Some hours later, I was stalking a brilliant tropical bird called a Blue Crowned Motmot (look up a picture, they are incredible) when a couple of guys came walking down the path. I greeted them with the awkward nod that I’ve developed to try to explain, “yes, I’m absolutely grinning with excitement over a bird, alone in the woods,” when one of them did a double take and told me he thought he had seen me reading in Antigua’s central plaza. I introduced myself to him, (he was a middle-aged thick and bald Australian named Alex), and to his companion (a Guatemalan guy named Santiago closer to my age, and with hair). I told Alex that yes, it probably was me, and we started a conversation. They were looking for monkeys, and asked me if I had seen any around. The day before, at sunset, I had watched several pockets of spider monkeys swinging around and foraging in the treetops around Temple V, and that morning I had passed under some that were traveling parallel to and immediately over the path. I told them about this second group, but before they could even begin moving in that direction there was a loud crash up on a nearby ridge, and a family of spider monkeys began heading our way.

 

We took turns sharing my binoculars, but eventually this became unnecessary: the group of ten or twelve monkeys came right for us, seeming very curious in their inspection of the humans. They undoubtedly knew we were there, and would throw pointed and lengthy stares in our direction when they got close. One even climbed down a vine into a palm tree on the edge of the path, and began skinning and eating palm nuts about ten feet above our upturned faces.
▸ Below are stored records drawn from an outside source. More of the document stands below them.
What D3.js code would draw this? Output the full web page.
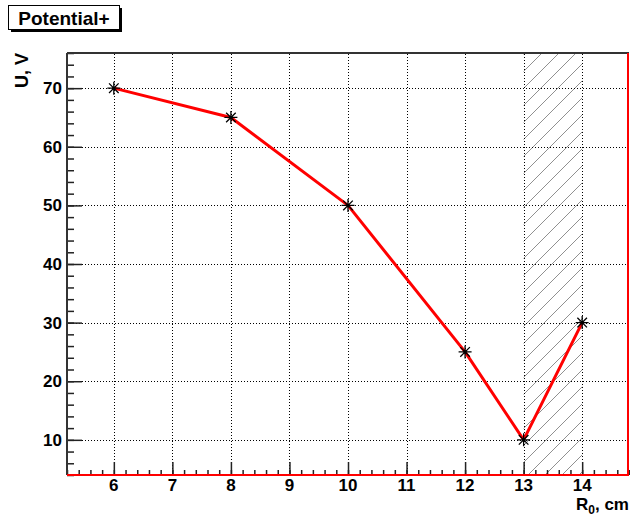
<!DOCTYPE html>
<html>
<head>
<meta charset="utf-8">
<script src="https://cdn.jsdelivr.net/npm/d3@7"></script>
<style>
  html, body { margin: 0; padding: 0; background: #fff; }
  svg { display: block; }
  text { font-family: "Liberation Sans", Arial, Helvetica, sans-serif; font-weight: bold; fill: #000; }
</style>
</head>
<body>
<script>
// Measured potential vs. radius
const radius = [6, 8, 10, 12, 13, 14];
const potential = [70, 65, 50, 25, 10, 30];
const xTicks = [6, 7, 8, 9, 10, 11, 12, 13, 14];
const yTicks = [10, 20, 30, 40, 50, 60, 70];
const hatchedRange = [13, 14];
const xDomain = [5.2, 14.8];
const yDomain = [4, 76];

const W = 630, H = 520;
const m = { left: 67, right: 1, top: 53, bottom: 45 };

const svg = d3.select("body").append("svg").attr("width", W).attr("height", H);

const x = d3.scaleLinear().domain(xDomain).range([m.left, W - m.right]);
const y = d3.scaleLinear().domain(yDomain).range([H - m.bottom, m.top]);

// Diagonal hatch pattern
const defs = svg.append("defs");
const pat = defs.append("pattern")
  .attr("id", "hatch").attr("patternUnits", "userSpaceOnUse")
  .attr("width", 17).attr("height", 17);
pat.append("path")
  .attr("d", "M-1,18 L18,-1 M-9,9 L9,-9 M8,26 L26,8")
  .attr("stroke", "#909090").attr("stroke-width", 1).attr("fill", "none");

// Hatched band
svg.append("rect")
  .attr("x", x(hatchedRange[0])).attr("y", y(yDomain[1]))
  .attr("width", x(hatchedRange[1]) - x(hatchedRange[0]))
  .attr("height", y(yDomain[0]) - y(yDomain[1]))
  .attr("fill", "url(#hatch)");

// Dotted grid
const grid = svg.append("g").attr("stroke", "#000").attr("stroke-width", 1)
  .attr("stroke-dasharray", "1,2");
grid.selectAll(".gx").data(xTicks).join("line")
  .attr("x1", d => Math.round(x(d)) + 0.5).attr("x2", d => Math.round(x(d)) + 0.5)
  .attr("y1", y(yDomain[0])).attr("y2", y(yDomain[1]));
grid.selectAll(".gy").data(yTicks).join("line")
  .attr("y1", d => Math.round(y(d)) + 0.5).attr("y2", d => Math.round(y(d)) + 0.5)
  .attr("x1", x(xDomain[0])).attr("x2", x(xDomain[1]));

// Axes with ticks pointing into the plot
const xMinor = d3.range(52, 149, 2).map(v => v / 10);
const yMinor = d3.range(4, 77, 2);

const xAxisMinor = d3.axisTop(x).tickValues(xMinor).tickSize(5).tickFormat("");
const xAxisMajor = d3.axisTop(x).tickValues(xTicks).tickSize(13).tickFormat("");
const gxMinor = svg.append("g").attr("transform", `translate(0,${H - m.bottom})`).call(xAxisMinor);
const gxMajor = svg.append("g").attr("transform", `translate(0,${H - m.bottom})`).call(xAxisMajor);
[gxMinor, gxMajor].forEach(g => {
  g.select(".domain").remove();
  g.selectAll("line").attr("stroke", "#222").attr("stroke-width", 1.5);
});

const yAxisMinor = d3.axisRight(y).tickValues(yMinor).tickSize(7).tickFormat("");
const yAxisMajor = d3.axisRight(y).tickValues(yTicks).tickSize(15).tickFormat("");
const gyMinor = svg.append("g").attr("transform", `translate(${m.left},0)`).call(yAxisMinor);
const gyMajor = svg.append("g").attr("transform", `translate(${m.left},0)`).call(yAxisMajor);
[gyMinor, gyMajor].forEach(g => {
  g.select(".domain").remove();
  g.selectAll("line").attr("stroke", "#222").attr("stroke-width", 1.5);
});

// Tick labels
svg.append("g").selectAll("text").data(xTicks).join("text")
  .attr("x", d => x(d)).attr("y", 491)
  .attr("text-anchor", "middle").attr("font-size", 17)
  .text(d => d);
svg.append("g").selectAll("text").data(yTicks).join("text")
  .attr("x", 62).attr("y", d => y(d) + 6)
  .attr("text-anchor", "end").attr("font-size", 17)
  .text(d => d);

// Frame: dark top and left, red bottom and right
svg.append("line").attr("x1", m.left).attr("x2", W - m.right)
  .attr("y1", m.top).attr("y2", m.top).attr("stroke", "#333").attr("stroke-width", 2);
svg.append("line").attr("x1", m.left).attr("x2", m.left)
  .attr("y1", m.top).attr("y2", H - m.bottom).attr("stroke", "#333").attr("stroke-width", 2);
svg.append("line").attr("x1", m.left).attr("x2", W - m.right)
  .attr("y1", H - m.bottom).attr("y2", H - m.bottom).attr("stroke", "#f00").attr("stroke-width", 2);
svg.append("line").attr("x1", W - m.right - 1).attr("x2", W - m.right - 1)
  .attr("y1", m.top).attr("y2", H - m.bottom).attr("stroke", "#f00").attr("stroke-width", 2);

// Data line
const pts = radius.map((r, i) => [r, potential[i]]);
svg.append("path").datum(pts)
  .attr("d", d3.line().x(d => x(d[0])).y(d => y(d[1])))
  .attr("fill", "none").attr("stroke", "#f00").attr("stroke-width", 3)
  .attr("stroke-linejoin", "round");

// Star markers
const r = 6.5, rd = 4.8;
const star = `M0,${-r}V${r}M${-r},0H${r}M${-rd},${-rd}L${rd},${rd}M${-rd},${rd}L${rd},${-rd}`;
svg.append("g").selectAll("path").data(pts).join("path")
  .attr("transform", d => `translate(${x(d[0])},${y(d[1])})`)
  .attr("d", star).attr("stroke", "#000").attr("stroke-width", 1.3).attr("fill", "none");

// Axis titles
svg.append("text")
  .attr("transform", `translate(28,${m.top}) rotate(-90)`)
  .attr("text-anchor", "end").attr("font-size", 18)
  .text("U, V");
const xt = svg.append("text").attr("x", 629).attr("y", 510)
  .attr("text-anchor", "end").attr("font-size", 17);
xt.append("tspan").text("R");
xt.append("tspan").attr("font-size", 12).attr("dy", 4).text("0");
xt.append("tspan").attr("dy", -4).text(", cm");

// Title box with shadow
svg.append("rect").attr("x", 11).attr("y", 8).attr("width", 111).attr("height", 24).attr("fill", "#000");
svg.append("rect").attr("x", 8.5).attr("y", 5.5).attr("width", 111).attr("height", 24)
  .attr("fill", "#fff").attr("stroke", "#000").attr("stroke-width", 1);
svg.append("text").attr("x", 64).attr("y", 24.5)
  .attr("text-anchor", "middle").attr("font-size", 19)
  .text("Potential+");
</script>
</body>
</html>
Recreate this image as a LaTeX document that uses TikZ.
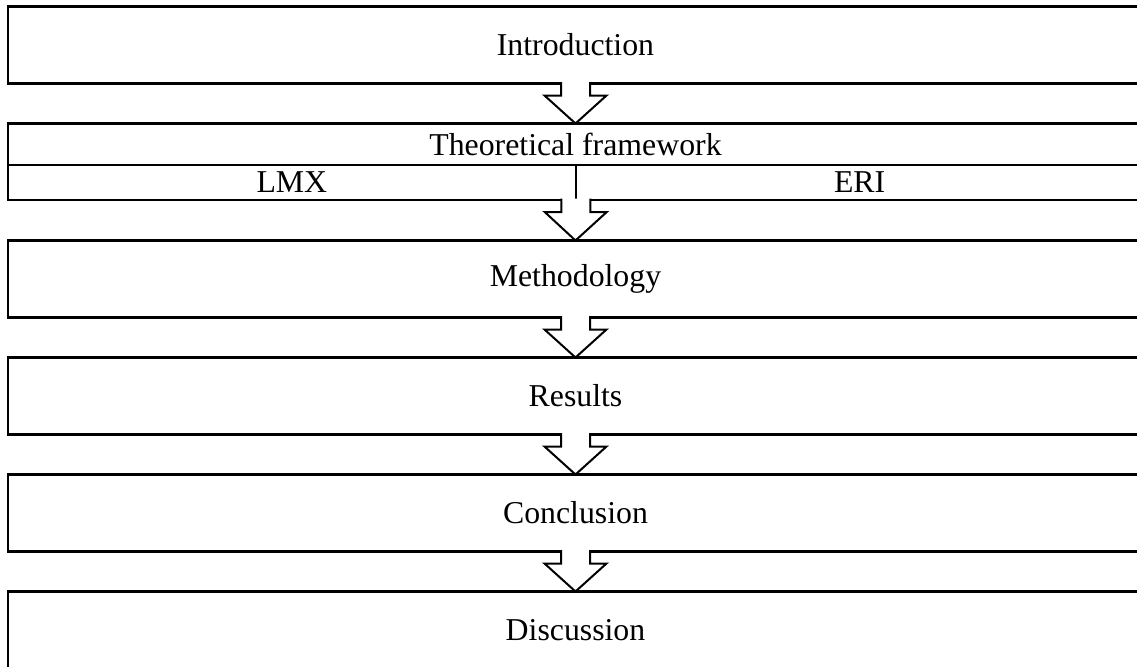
\documentclass[tikz,border=0pt]{standalone}
\usepackage{fontspec}
\setmainfont{Liberation Serif}
\usetikzlibrary{calc}

\tikzset{
  secbox/.style={draw, line width=1.2pt, outer sep=0pt, inner sep=0pt,
    minimum width=567.5pt, minimum height=38.5pt,
    font=\fontsize{15.9}{19}\selectfont},
  halfbox/.style={secbox, minimum width=283.875pt, minimum height=17.5pt},
  flowarrow/.style={line width=1pt, fill=white, line join=miter}
}
% hollow block arrow between two anchors
\newcommand{\blockarrow}[2]{%
  \filldraw[flowarrow] ($(#1)+(-14.5,-1.4)$) -- ++(0,13.4) -- ++(-16.5,0) -- (#2)
    -- ($(#1)+(31,12)$) -- ++(-16.5,0) -- ($(#1)+(14.5,-1.4)$);}

\begin{document}
\begin{tikzpicture}[x=0.5pt,y=0.5pt,yscale=-1,xscale=1]
\clip (0,0) rectangle (1137,666);

% Boxes
\node[secbox] (intro) at (575.5,45) {Introduction};
\node[secbox, minimum height=20.75pt] (theory) at (575.5,144.25) {Theoretical framework};
\node[halfbox] (lmx) at (291.875,182.5) {LMX};
\node[halfbox] (eri) at (859.625,182.5) {ERI};
\node[secbox] (method) at (575.5,279) {Methodology};
\node[secbox] (results) at (575.5,396) {Results};
\node[secbox] (concl) at (575.5,513) {Conclusion};
\node[secbox] (disc) at (575.5,630) {Discussion};

% Arrows
\blockarrow{intro.south}{theory.north}
\blockarrow{lmx.south east}{method.north}
\blockarrow{method.south}{results.north}
\blockarrow{results.south}{concl.north}
\blockarrow{concl.south}{disc.north}

\end{tikzpicture}
\end{document}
It was awesome.

 

Later, I wandered back to the Central Acropolis and ran into Hagai resting in the shade cast by a tall palm. We started talking and he told me that he had decided to go on that excursion to El Mirador, which is a complex of ruins near the Mexican border that houses two of the tallest and oldest temples in the Mayan world. He told me that so far only he and his friend were going, and that they were looking for other people to come along, because the guide would drop the price for a bigger group. I decided on the spot I wanted to go, and asked him about logistics. Hagai told me that they had until four p.m. that afternoon to tell the guide about additional people for the trip, and that the plan was to leave at five a.m. the next morning. He told me he was staying in a hostel in Flores called Los Amigos, which I had heard about and had been recommended to stay at by several people in Antigua. I was pumped!; I couldn’t imagine a better way to make the most of my one week’s time in Peten, and so I told Hagai that I would try to make it happen. He gave me a smile and a handshake, and told me that he would be in Los Amigos if I decided I wanted to go. I wandered around the ruins for a little while longer, but quickly realized that this new potential adventure had taken over my attention and imagination. With a last awe-filled glance back at the crest of an ancient temple through a window in the canopy, I walked out, got my bag from Enrique, and haggled out a seat in a Flores-bound shuttle.